Here is an extract from the signature of the Fiber
module:
type t
val current : unit -> t
val create : forbid:bool -> 'a Computation.t -> t
val spawn : t -> (t -> unit) -> unit
val get_computation : t -> Computation.packed
val set_computation : t -> Computation.packed -> unit
val has_forbidden : t -> bool
val exchange : t -> forbid:bool -> bool
module FLS : sig (* ... *) end
Fibers are where all of the low level bits and pieces of Picos come together, which makes it difficult to give both meaningful and concise examples, but let's implement a slightly simplistic structured concurrency mechanism:
type t (* represents a scope *)
val run : (t -> unit) -> unit
val fork : t -> (unit -> unit) -> unit
The idea here is that run
creates a "scope" and waits until all of the fibers forked into the scope have finished. In case any fiber raises an unhandled exception, or the main fiber that created the scope is canceled, all of the fibers are canceled and an exception is raised. To keep things slightly simpler, only the first exception is kept.
A scope can be represented by a simple record type:
type t = {
count : int Atomic.t;
inner : unit Computation.t;
ended : Trigger.t;
}
The idea is that after a fiber is finished, we decrement the count and if it becomes zero, we finish the computation and signal the main fiber that the scope has ended:
let decr t =
let n = Atomic.fetch_and_add t.count (-1) in
if n = 1 then begin
Computation.finish t.inner;
Trigger.signal t.ended
end
When forking a fiber, we increment the count unless it already was zero, in which case we raise an error:
let rec incr t =
let n = Atomic.get t.count in
if n = 0 then invalid_arg "ended";
if not (Atomic.compare_and_set t.count n (n + 1))
then incr t
The fork operation is now relatively straightforward to implement:
let fork t action =
incr t;
try
let main _ =
match action () with
| () -> decr t
| exception exn ->
let bt = Printexc.get_raw_backtrace () in
Computation.cancel t.inner exn bt;
decr t
in
let fiber =
Fiber.create ~forbid:false t.inner
in
Fiber.spawn fiber main
with canceled_exn ->
decr t;
raise canceled_exn
The above fork
first increments the count and then tries to spawn a fiber. The Picos interface specifies that when Fiber.spawn
returns normally, the action, main
, must be called by the scheduler. This allows us to ensure that the increment is always matched with a decrement.

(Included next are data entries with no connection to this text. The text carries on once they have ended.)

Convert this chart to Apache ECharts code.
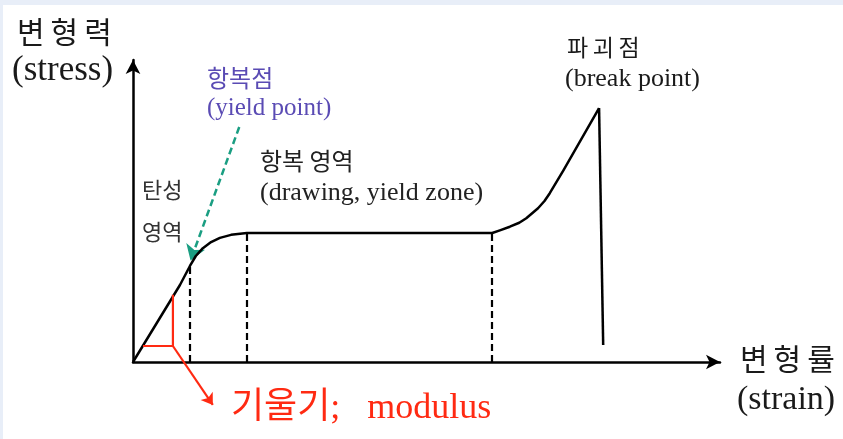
<!DOCTYPE html>
<html>
<head>
<meta charset="utf-8">
<script src="https://cdn.jsdelivr.net/npm/echarts@6/dist/echarts.min.js"></script>
<style>
  html, body { margin: 0; padding: 0; background: #ffffff; }
  #chart { width: 843px; height: 439px; }
</style>
</head>
<body>
<div id="chart"></div>
<script>
// Stress–strain curve of a polymer: elastic region, yield, drawing plateau, hardening, break.
const curveX = [0, 8.0, 9.7, 10.7, 11.9, 13.3, 14.8, 16.7, 19.4, 40.0, 61.2, 62.5, 64.2, 65.8, 67.0, 69.0, 70.1, 71.0, 73.3, 79.4];
const curveY = [0, 25.5, 31.8, 35.1, 37.7, 39.7, 41.1, 42.1, 42.7, 42.7, 42.7, 43.6, 44.8, 46.1, 47.6, 50.9, 53.3, 55.9, 63.4, 84.1];
const breakX = [79.4, 80.1];
const breakY = [84.1, 5.6];

// dashed guides: yield point, end of yield knee, start of strain hardening
const guideX = [9.7, 19.4, 61.2];
const guideTop = [31.8, 42.7, 42.7];

// slope (modulus) triangle and its pointer
const slopeX = [6.8, 6.8, 1.7];
const slopeY = [22.3, 5.3, 5.3];
const slopeArrowX = [6.8, 13.6];
const slopeArrowY = [5.3, -14.2];

// pointer to the yield point
const yieldArrowX = [18.1, 9.8];
const yieldArrowY = [77.8, 33.6];

const labelStressKo = '변\u2009형\u2009력';
const labelStressEn = '(stress)';
const labelStrainKo = '변\u2009형\u2009률';
const labelStrainEn = '(strain)';
const labelYieldKo = '항복점';
const labelYieldEn = '(yield point)';
const labelZoneKo = '항복 영역';
const labelZoneEn = '(drawing, yield zone)';
const labelElastic1 = '탄성';
const labelElastic2 = '영역';
const labelBreakKo = '파\u2009괴\u2009점';
const labelBreakEn = '(break point)';
const labelModulus = '기울기;\u2002 modulus';

const zip = (xs, ys) => xs.map((x, i) => [x, ys[i]]);

const KO = '"Noto Sans CJK KR", sans-serif';
const SERIF = '"Liberation Serif", "Noto Sans CJK KR", serif';

const chart = echarts.init(document.getElementById('chart'), null, { renderer: 'canvas' });

const guideLines = guideX.map((x, i) => ({ coords: [[x, 0], [x, guideTop[i]]] }));

function txt(text, x, y, font, fill) {
  return {
    type: 'text', x: x, y: y, silent: true,
    style: { text: text, font: font, fill: fill, textAlign: 'left', textVerticalAlign: 'middle' }
  };
}

chart.setOption({
  animation: false,
  backgroundColor: '#ffffff',
  grid: { left: 133, right: 123, top: 60, bottom: 77 },
  xAxis: {
    type: 'value', min: 0, max: 100,
    axisLine: { show: true, onZero: false, symbol: ['none', 'arrow'], symbolSize: [11, 14],
      lineStyle: { color: '#000', width: 2.5 } },
    axisTick: { show: false }, axisLabel: { show: false }, splitLine: { show: false }
  },
  yAxis: {
    type: 'value', min: 0, max: 100,
    axisLine: { show: true, onZero: false, symbol: ['none', 'arrow'], symbolSize: [11, 14],
      lineStyle: { color: '#000', width: 2.5 } },
    axisTick: { show: false }, axisLabel: { show: false }, splitLine: { show: false }
  },
  series: [
    {
      type: 'line', data: zip(curveX, curveY), smooth: false,
      showSymbol: false, symbol: 'none', clip: false,
      lineStyle: { color: '#000', width: 2.5, join: 'round' }
    },
    {
      type: 'line', data: zip(breakX, breakY), showSymbol: false, symbol: 'none', clip: false,
      lineStyle: { color: '#000', width: 2.5 }
    },
    {
      type: 'lines', coordinateSystem: 'cartesian2d', data: guideLines, symbol: 'none',
      lineStyle: { color: '#000', width: 2.2, type: [7, 4], opacity: 1 }
    },
    {
      type: 'line', data: zip(slopeX, slopeY), showSymbol: false, symbol: 'none', clip: false,
      lineStyle: { color: '#ff2a12', width: 2.2 }
    },
    {
      type: 'lines', coordinateSystem: 'cartesian2d', clip: false,
      data: [{ coords: zip(slopeArrowX, slopeArrowY) }],
      symbol: ['none', 'arrow'], symbolSize: 11,
      lineStyle: { color: '#ff2a12', width: 2.2, opacity: 1 }
    },
    {
      type: 'lines', coordinateSystem: 'cartesian2d', clip: false,
      data: [{ coords: zip(yieldArrowX, yieldArrowY) }],
      symbol: ['none', 'arrow'], symbolSize: 15,
      lineStyle: { color: '#1a9e82', width: 2.5, type: [7, 4], opacity: 1 }
    }
  ],
  graphic: [
    { type: 'rect', shape: { x: 0, y: 0, width: 843, height: 5 }, style: { fill: '#e8eef8' }, silent: true },
    { type: 'rect', shape: { x: 0, y: 0, width: 3, height: 439 }, style: { fill: '#e8eef8' }, silent: true },
    txt(labelStressKo, 17, 32, '30px ' + KO, '#1a1a1a'),
    txt(labelStressEn, 12, 71, '35px ' + SERIF, '#1a1a1a'),
    txt(labelYieldKo, 207, 78, '24px ' + KO, '#5a4bb4'),
    txt(labelYieldEn, 207, 108, '25px ' + SERIF, '#5a4bb4'),
    txt(labelZoneKo, 260, 161, '24px ' + KO, '#222'),
    txt(labelZoneEn, 260, 193, '26px ' + SERIF, '#222'),
    txt(labelElastic1, 142, 190, '22px ' + KO, '#333'),
    txt(labelElastic2, 142, 232, '22px ' + KO, '#333'),
    txt(labelBreakKo, 567, 47, '23px ' + KO, '#1a1a1a'),
    txt(labelBreakEn, 565, 79, '26px ' + SERIF, '#1a1a1a'),
    txt(labelStrainKo, 740, 359, '30px ' + KO, '#1a1a1a'),
    txt(labelStrainEn, 737, 400, '34px ' + SERIF, '#1a1a1a'),
    txt(labelModulus, 231, 409, '36px ' + SERIF, '#ff2a12')
  ]
});
</script>
</body>
</html>
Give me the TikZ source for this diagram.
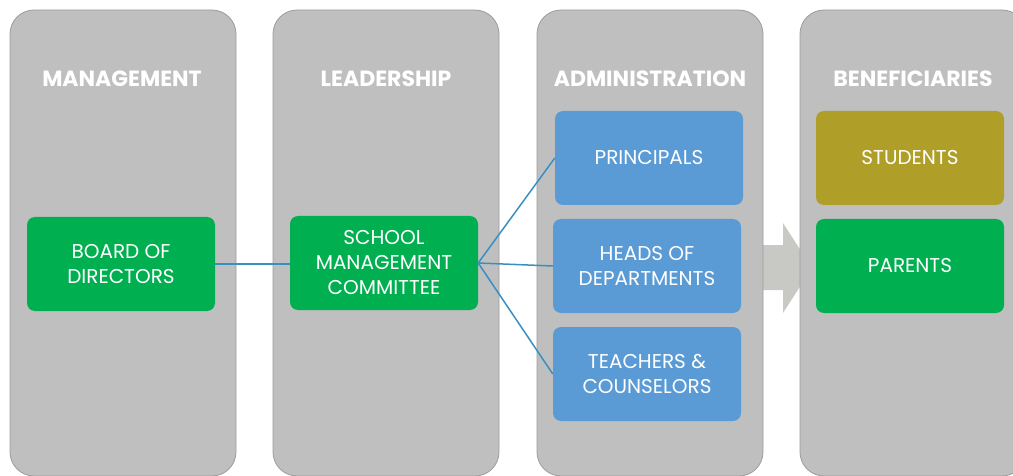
\documentclass[tikz,border=0pt]{standalone}
\usepackage{fontspec}
\setmainfont{Poppins}
\definecolor{colgray}{HTML}{BFBFBF}
\definecolor{coledge}{HTML}{9C9C9C}
\definecolor{arrgray}{HTML}{C8C8C4}
\definecolor{boxgreen}{HTML}{00B050}
\definecolor{boxblue}{HTML}{5B9BD5}
\definecolor{boxolive}{HTML}{AF9F29}
\definecolor{linkblue}{HTML}{3A8FC2}
\begin{document}
\begin{tikzpicture}[x=1pt,y=-1pt,
  col/.style={fill=colgray,draw=coledge,line width=0.8pt,rounded corners=24pt},
  head/.style={text=white,font=\bfseries\fontsize{22}{24}\selectfont},
  box/.style={rounded corners=8pt,minimum width=188pt,minimum height=94pt,
    inner sep=0pt,text=white,align=center,font=\fontsize{20}{25}\selectfont},
  link/.style={draw=linkblue,line width=1.5pt}]
\useasboundingbox (0,0) rectangle (1013,476);
\clip (0,0) rectangle (1013,476);
% block arrow
\fill[arrgray] (750,245)--(783,245)--(783,223)--(812,268)--(783,313)--(783,290)--(750,290)--cycle;
% columns
\draw[col] (10,10) rectangle (236,476);
\draw[col] (273,10) rectangle (499,476);
\draw[col] (537,10) rectangle (763,476);
\draw[col] (800,10) rectangle (1026,476);
\node[head] (mgmt)at(122,79){MANAGEMENT};
\node[head] (lead)at(386,79){LEADERSHIP};
\node[head] (admin)at(650,79){ADMINISTRATION};
\node[head] (benef)at(913,79){BENEFICIARIES};
% boxes
\node[box,fill=boxgreen] (board)at(121,264){BOARD OF\\DIRECTORS};
\node[box,fill=boxgreen] (smc)at(384,263){SCHOOL\\MANAGEMENT\\COMMITTEE};
\node[box,fill=boxblue] (princ)at(649,158){PRINCIPALS};
\node[box,fill=boxblue] (hod)at(647,266){HEADS OF\\DEPARTMENTS};
\node[box,fill=boxblue] (teach)at(647,374){TEACHERS \&\\COUNSELORS};
\node[box,fill=boxolive] (stud)at(910,158){STUDENTS};
\node[box,fill=boxgreen] (par)at(910,266){PARENTS};
% links
\draw[link] (board.east) -- (smc.west|-board.east);
\draw[link] (smc.east) -- (princ.west);
\draw[link] (smc.east) -- (hod.west);
\draw[link] (smc.east) -- (teach.west);
\end{tikzpicture}
\end{document}
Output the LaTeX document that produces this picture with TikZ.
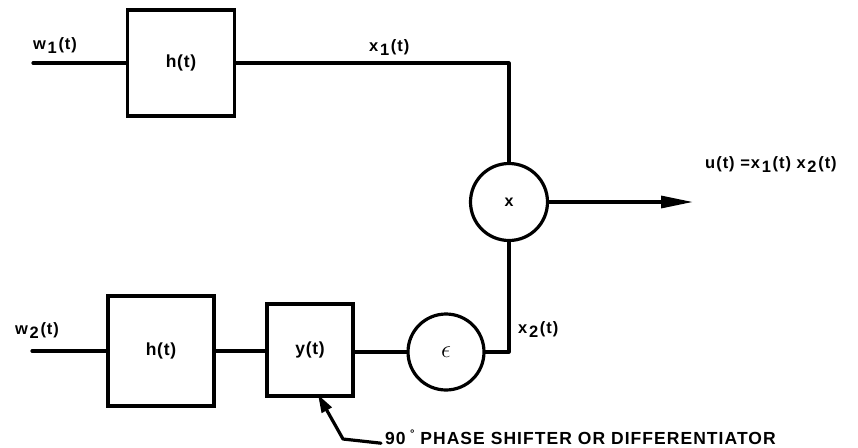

Setting up a scope is the most complex operation:
let run body =
let count = Atomic.make 1 in
let inner = Computation.create () in
let ended = Trigger.create () in
let t = { count; inner; ended } in
let fiber = Fiber.current () in
let (Packed outer) =
Fiber.get_computation fiber
in
let canceler =
Computation.attach_canceler
~from:outer
~into:t.inner
in
match
Fiber.set_computation fiber (Packed t.inner);
body t
with
| () -> join t outer canceler fiber
| exception exn ->
let bt = Printexc.get_raw_backtrace () in
Computation.cancel t.inner exn bt;
join t outer canceler fiber;
Printexc.raise_with_backtrace exn bt
The Computation.attach_canceler
operation attaches a special trigger to propagate cancelation from one computation into another. After the body exits, join
let join t outer canceler fiber =
decr t;
Fiber.set_computation fiber (Packed outer);
let forbid = Fiber.exchange fiber ~forbid:true in
Trigger.await t.ended |> ignore;
Fiber.set fiber ~forbid;
Computation.detach outer canceler;
Computation.check t.inner;
Fiber.check fiber
is called to wait for the scoped fibers and restore the state of the main fiber. An important detail is that propagation of cancelation is forbidden by setting the forbid
flag to true
before the call of Trigger.await
. This is necessary to ensure that join
does not exit, due to the fiber being canceled, before all of the child fibers have actually finished. Finally, join
checks the inner computation and the fiber, which means that an exception will be raised in case either was canceled.
The design of Fiber
includes several key features:
The low level design allows one to both avoid unnecessary overheads, such as allocating a
Computation.t
for every fiber, when implementing simple abstractions and also to implement more complex behaviors that might prove difficult given e.g. a higher level design with a built-in notion of hierarchy.As
Fiber.t
stores theforbid
flag and theComputation.t
associated with the fiber one need not pass those as arguments through the program. This allows various concurrent abstractions to be given traditional interfaces, which would otherwise need to be complicated.Effects are relatively expensive. The cost of performing effects can be amortized by obtaining the
Fiber.t
once and then manipulating it multiple times.A
Fiber.t
also provides an identity for the fiber. It has so far proven to be sufficient for most purposes. Fiber local storage, which we do not cover here, can be used to implement, for example, a unique integer id for fibers.
Assumptions
Now, consider the Ivar
abstraction presented earlier as an example of the use of the Trigger
abstraction. That Ivar
implementation, as well as the Computation
based implementation, works exactly as desired inside the scope abstraction presented in the previous section. In particular, a blocked Ivar.read
can be canceled, either when another fiber in a scope raises an unhandled exception or when the main fiber of the scope is canceled, which allows the fiber to continue by raising an exception after cleaning up. In fact, Picos comes with a number of libraries that all would work quite nicely with the examples presented here.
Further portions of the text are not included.